I would like to clarify some of the comments I made in an interview with Mario Dumont on his TVA/LCN news program that were upsetting to many, particularly to members of the Jewish community.
In the interview, which took place on March 26, I spoke with Mario Dumont about the significant influx of travellers at the Canada-U.S. border, especially at Quebec’s Lacolle port of entry. I also talked about the lack of resources from the Public Health Agency of Canada (PHAC) to enforce the quarantine rules.
When asked about the reason for this unusually heavy influx, I said that the increase could be explained — in part — by a large number of people in the Jewish community returning to Canada to celebrate Pesach, or Passover.
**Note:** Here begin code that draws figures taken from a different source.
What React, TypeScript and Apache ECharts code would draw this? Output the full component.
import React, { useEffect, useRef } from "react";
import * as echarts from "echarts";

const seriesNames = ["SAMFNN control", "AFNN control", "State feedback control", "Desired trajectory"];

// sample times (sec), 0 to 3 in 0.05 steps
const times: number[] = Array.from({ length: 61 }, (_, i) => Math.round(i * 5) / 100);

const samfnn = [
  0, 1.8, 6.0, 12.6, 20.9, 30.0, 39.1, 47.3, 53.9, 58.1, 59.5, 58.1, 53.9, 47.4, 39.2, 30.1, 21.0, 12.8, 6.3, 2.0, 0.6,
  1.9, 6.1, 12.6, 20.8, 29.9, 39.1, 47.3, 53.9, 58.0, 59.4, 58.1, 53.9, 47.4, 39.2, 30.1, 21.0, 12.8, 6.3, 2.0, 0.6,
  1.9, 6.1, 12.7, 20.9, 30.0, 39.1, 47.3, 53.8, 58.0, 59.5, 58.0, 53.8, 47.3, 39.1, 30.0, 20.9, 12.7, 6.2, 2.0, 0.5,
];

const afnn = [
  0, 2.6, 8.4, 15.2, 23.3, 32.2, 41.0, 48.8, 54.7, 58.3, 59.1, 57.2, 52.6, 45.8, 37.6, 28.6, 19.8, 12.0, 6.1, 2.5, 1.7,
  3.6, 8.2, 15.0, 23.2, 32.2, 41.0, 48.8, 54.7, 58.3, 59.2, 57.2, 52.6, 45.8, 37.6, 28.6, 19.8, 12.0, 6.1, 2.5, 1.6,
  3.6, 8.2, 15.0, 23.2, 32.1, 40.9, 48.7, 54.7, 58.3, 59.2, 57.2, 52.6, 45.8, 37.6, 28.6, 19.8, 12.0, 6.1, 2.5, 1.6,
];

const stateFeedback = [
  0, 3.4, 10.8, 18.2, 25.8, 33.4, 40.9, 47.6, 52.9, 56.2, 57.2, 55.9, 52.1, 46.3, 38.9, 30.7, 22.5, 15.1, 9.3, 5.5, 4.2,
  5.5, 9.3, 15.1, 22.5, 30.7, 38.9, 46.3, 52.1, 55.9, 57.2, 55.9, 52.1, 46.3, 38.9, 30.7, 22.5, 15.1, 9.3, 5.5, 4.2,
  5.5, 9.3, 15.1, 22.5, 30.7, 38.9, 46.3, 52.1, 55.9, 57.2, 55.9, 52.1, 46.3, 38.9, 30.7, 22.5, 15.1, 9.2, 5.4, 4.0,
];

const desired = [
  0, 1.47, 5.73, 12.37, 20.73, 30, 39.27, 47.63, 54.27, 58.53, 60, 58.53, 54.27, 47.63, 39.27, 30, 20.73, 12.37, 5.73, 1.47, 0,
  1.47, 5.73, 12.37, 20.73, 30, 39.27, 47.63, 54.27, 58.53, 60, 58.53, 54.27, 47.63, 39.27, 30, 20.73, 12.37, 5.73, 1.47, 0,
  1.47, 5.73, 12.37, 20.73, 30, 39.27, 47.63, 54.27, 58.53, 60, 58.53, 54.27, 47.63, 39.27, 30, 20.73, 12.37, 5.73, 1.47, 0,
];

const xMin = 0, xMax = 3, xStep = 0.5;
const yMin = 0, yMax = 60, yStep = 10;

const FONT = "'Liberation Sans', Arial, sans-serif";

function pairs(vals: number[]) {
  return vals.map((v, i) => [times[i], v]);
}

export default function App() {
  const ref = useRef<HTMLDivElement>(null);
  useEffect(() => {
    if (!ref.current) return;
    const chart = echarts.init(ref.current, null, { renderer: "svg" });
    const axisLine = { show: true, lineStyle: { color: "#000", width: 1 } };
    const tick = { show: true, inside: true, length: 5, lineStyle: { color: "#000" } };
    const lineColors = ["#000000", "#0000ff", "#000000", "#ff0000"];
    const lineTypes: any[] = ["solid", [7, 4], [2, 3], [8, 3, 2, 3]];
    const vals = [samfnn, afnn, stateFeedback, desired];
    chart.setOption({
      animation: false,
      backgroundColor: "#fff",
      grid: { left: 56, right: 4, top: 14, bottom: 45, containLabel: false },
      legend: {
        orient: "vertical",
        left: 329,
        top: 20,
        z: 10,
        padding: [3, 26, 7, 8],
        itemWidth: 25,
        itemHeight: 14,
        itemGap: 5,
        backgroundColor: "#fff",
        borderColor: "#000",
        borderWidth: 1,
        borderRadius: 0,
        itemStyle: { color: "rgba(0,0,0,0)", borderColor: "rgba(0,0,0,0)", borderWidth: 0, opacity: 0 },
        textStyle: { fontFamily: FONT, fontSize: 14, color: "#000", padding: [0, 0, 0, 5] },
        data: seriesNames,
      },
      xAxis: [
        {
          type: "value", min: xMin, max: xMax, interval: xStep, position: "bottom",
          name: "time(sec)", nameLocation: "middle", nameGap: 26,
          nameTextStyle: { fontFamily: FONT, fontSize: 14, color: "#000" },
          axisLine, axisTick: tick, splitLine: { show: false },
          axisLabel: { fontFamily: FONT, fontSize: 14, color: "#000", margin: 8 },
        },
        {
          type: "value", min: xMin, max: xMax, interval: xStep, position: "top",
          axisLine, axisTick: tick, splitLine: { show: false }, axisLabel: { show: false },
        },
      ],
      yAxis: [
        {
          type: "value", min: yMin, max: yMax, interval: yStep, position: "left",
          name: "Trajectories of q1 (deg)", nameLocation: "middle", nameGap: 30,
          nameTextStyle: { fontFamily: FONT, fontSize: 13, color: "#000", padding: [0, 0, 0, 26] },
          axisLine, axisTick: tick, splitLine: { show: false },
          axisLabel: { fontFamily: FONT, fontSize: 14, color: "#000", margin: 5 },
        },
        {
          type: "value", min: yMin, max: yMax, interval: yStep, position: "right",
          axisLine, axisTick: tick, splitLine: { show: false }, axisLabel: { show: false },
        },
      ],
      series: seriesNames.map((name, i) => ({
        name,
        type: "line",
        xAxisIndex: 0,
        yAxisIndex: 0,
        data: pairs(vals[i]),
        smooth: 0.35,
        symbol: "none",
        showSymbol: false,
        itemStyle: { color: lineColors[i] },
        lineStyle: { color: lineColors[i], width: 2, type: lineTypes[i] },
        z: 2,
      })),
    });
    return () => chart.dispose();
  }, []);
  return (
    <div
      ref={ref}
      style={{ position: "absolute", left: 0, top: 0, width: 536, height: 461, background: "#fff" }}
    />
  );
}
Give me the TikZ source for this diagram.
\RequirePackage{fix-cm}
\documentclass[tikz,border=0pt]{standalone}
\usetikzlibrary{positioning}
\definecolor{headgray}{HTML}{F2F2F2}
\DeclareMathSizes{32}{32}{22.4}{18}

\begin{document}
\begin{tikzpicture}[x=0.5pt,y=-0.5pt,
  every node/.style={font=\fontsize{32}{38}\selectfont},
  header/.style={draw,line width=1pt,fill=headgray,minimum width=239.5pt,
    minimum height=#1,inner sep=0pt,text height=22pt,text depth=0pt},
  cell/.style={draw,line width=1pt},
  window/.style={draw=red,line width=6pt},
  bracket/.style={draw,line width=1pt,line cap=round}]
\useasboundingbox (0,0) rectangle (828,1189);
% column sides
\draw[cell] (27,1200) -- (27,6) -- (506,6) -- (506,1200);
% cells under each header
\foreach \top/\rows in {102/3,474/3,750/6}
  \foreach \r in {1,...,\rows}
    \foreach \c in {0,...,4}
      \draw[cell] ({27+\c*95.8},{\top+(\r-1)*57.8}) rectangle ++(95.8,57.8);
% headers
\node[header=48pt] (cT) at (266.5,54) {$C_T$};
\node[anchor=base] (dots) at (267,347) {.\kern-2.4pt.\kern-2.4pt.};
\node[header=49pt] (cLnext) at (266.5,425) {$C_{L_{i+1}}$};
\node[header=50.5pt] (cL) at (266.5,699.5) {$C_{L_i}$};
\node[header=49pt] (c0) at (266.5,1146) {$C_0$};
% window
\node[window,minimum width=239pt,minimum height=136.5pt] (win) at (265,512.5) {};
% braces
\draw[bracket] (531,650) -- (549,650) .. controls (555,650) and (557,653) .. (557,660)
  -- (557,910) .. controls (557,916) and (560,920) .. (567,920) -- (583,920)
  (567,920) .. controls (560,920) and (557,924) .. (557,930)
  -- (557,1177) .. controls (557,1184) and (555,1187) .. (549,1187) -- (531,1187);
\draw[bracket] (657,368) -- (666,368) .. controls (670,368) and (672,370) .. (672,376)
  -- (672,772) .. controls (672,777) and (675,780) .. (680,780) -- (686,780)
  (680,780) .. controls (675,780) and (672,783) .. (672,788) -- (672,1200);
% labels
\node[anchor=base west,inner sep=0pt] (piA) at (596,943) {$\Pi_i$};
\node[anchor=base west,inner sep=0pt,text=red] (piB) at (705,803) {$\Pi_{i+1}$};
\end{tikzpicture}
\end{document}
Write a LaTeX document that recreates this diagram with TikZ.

At the same time, I stressed that the issue was not the religious practice, but rather PHAC’s inability to manage so many entries and ensure compliance with the public health rules put in place in response to COVID-19.
A short time later, the interview was shared in the form of a video excerpt within an article on the same topic and released on several sites of the Quebecor network. When initially released, the excerpt contained an erroneous subtitle suggesting that I attributed the influx solely to the Jewish community entering Canada at the Lacolle border crossing.
I truly regret the impact that this has had on the Jewish community at large as well as on our membership. My statements were meant to be complete generalities and were to highlight the strain on our members when large numbers of people arrive at border crossings unexpectedly.
This inaccurate subtitle in no way represents my comments or our union’s position — we reacted swiftly, demanding a correction on the excerpt as soon as possible, which was done that same day. While I did state that border officers estimated the number of people crossing to be around 8,000, I specified I was talking about the total number of travellers, and not specifically members of the Jewish community.
I also raised concerns about those making the crossing who might not abide by public health regulations. Again, my intention was to address all those crossing the border but I understand that my comments could be interpreted to have singled out the Jewish community. I regret using this language and the negative impact it had.
I raised these concerns because they echo the findings in the recent report released by the Auditor General of Canada: PHAC, tasked with enforcing the quarantine order and health measures, is not equipped to fulfil its mandate and is therefore unable to ensure the health and safety of Canadians in an efficient manner — particularly during times of significant influx, regardless of the numbers.
This reality is certainly not unique to a single port of entry. Across the country, in recent months, border officers have been dealing with travellers refusing to comply with public health requirements, and they are unable to take action. PHAC officials, who have the required powers, simply lack the resources, training or support from their agency to do so. The situation is not only frustrating, but worrisome.
I hope that my comments can be viewed in good faith — I wanted to raise awareness about the ongoing issues CBSA officers and public health officials are dealing with in enforcing quarantine rules for travellers and the need for them to be properly equipped to do this work, and therefore to ensure the well-being of all Canadians during this pandemic.